Frequently Asked Questions
How do you test the job market while employed?
Three low-effort layers: turn on LinkedIn's recruiter-only Open to Work setting and keep your profile searchable, run a quiet automated application loop (LoopCV, configured with your target salary floor and your employer excluded) in the background, and read the response signals after 3-4 weeks. Total effort: about 30 minutes of setup and 5 minutes a week, with no evenings spent on job boards.
Is it wrong to interview when you're not sure you want to leave?
No. Interviews are mutual information-gathering, and companies interview candidates they're unsure about constantly. The etiquette line: engage genuinely with roles you would consider under the right terms, and decline early when you know it's a no. What you learn, your market rate, how your skills land, what's out there, is legitimate career data.
How long does it take to know your market value?
With a passive probe running: 3-4 weeks for meaningful response-rate signal, 6-8 weeks for interview-and-offer level confirmation. Salary research sites give instant estimates, but they measure averages, not you; actual employer responses to your actual profile at your target number are the only ground truth.
Can my employer find out I'm testing the market?

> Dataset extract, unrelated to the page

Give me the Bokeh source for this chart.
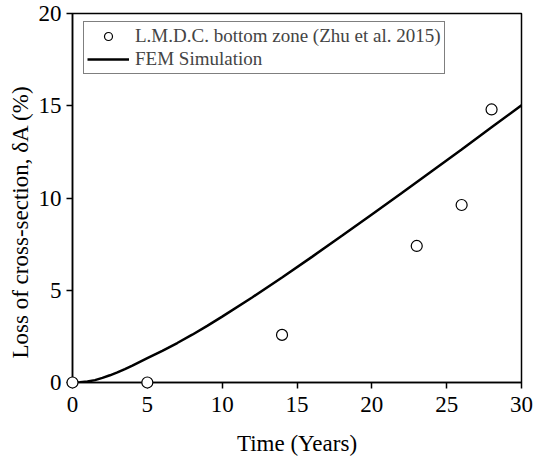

Managed properly, the risk is small: recruiter-only Open to Work is hidden from your own company's recruiters, automated applications exclude your employer by filter, and everything runs through personal email and devices. The residual risk is human (a recruiter who knows your boss, a colleague who spots your resume in their inbox), which is why the exclusion filters and discretion basics matter.
What is the point of applying to jobs you might not take?
Information and options. Response rates tell you your market temperature; offers tell you your price; neither obligates you to move. Careers are managed better with current market data than with guesses, and the cost of collecting it, with automation handling the mechanical side, has fallen to nearly zero.